As well as Cumberbatch, the film stars Tilda Swinton, Rachel McAdams, Chiwetel Ejiofor and Mads Mikkelsen.

"I'm very, very lucky and excited to be taking on Doctor Strange from Marvel," said Cumberbatch. "He's an extraordinary character and brings in a whole new dimension - multiple dimensions - to the Marvel Universe."

He added: "You're going to get girls, cars, explosions and a little bit of astral projections. The usual fare."

What's it about?

Top neurosurgeon Stephen Strange is injured in a car accident that "mangles" his hands and ruins his career. He sets out on a journey of healing, during which he bumps into the Ancient One (Swinton) who becomes his mentor in the mystic arts.

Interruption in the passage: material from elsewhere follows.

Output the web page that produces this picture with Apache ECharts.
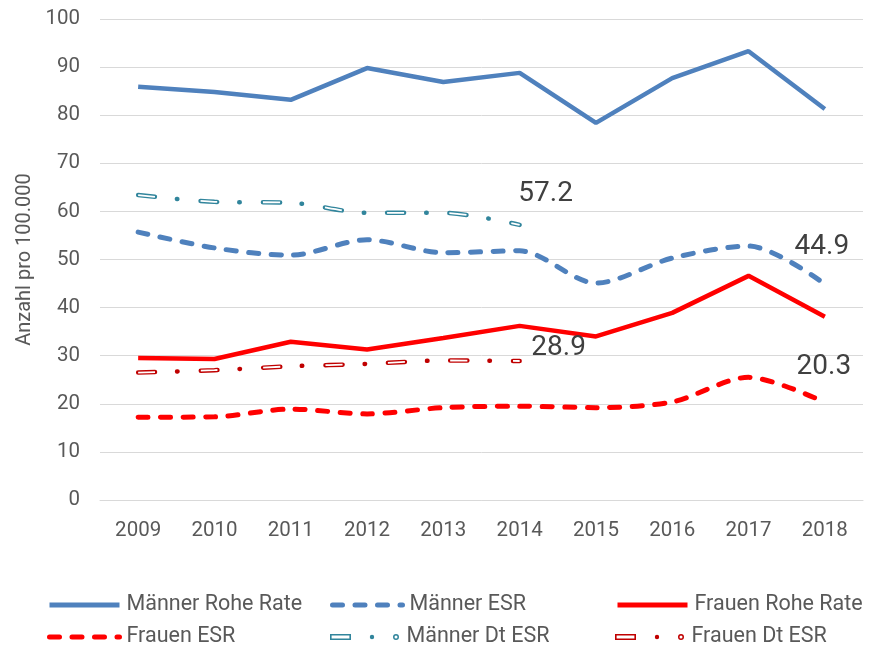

According to comic-book news website Newsarama, "the concept art shows Strange casting spells, pulling on giant chains and being transported to other dimensions". It also shows him wearing a red cape and fighting adversary Baron Mordo (Ejiofor), both hinting that the film is staying true to the original.

One of the most exciting bits of news coming from the trailer is that, for at least part of the film, Cumberbatch uses a US accent.

What do the comics tell us about Doctor Strange?

In Marvel's comic books, Doctor Strange serves as the Supreme Sorcerer, Earth's primary protector against magical and mystical threats.

His nemesis is Mordo, a supervillain who also studied under the Ancient One and accidentally played a part in setting Strange on the path to good. Both men are magicians and while Strange has the power to call on mystical artefacts, Mordo has many years' experience studying black magic.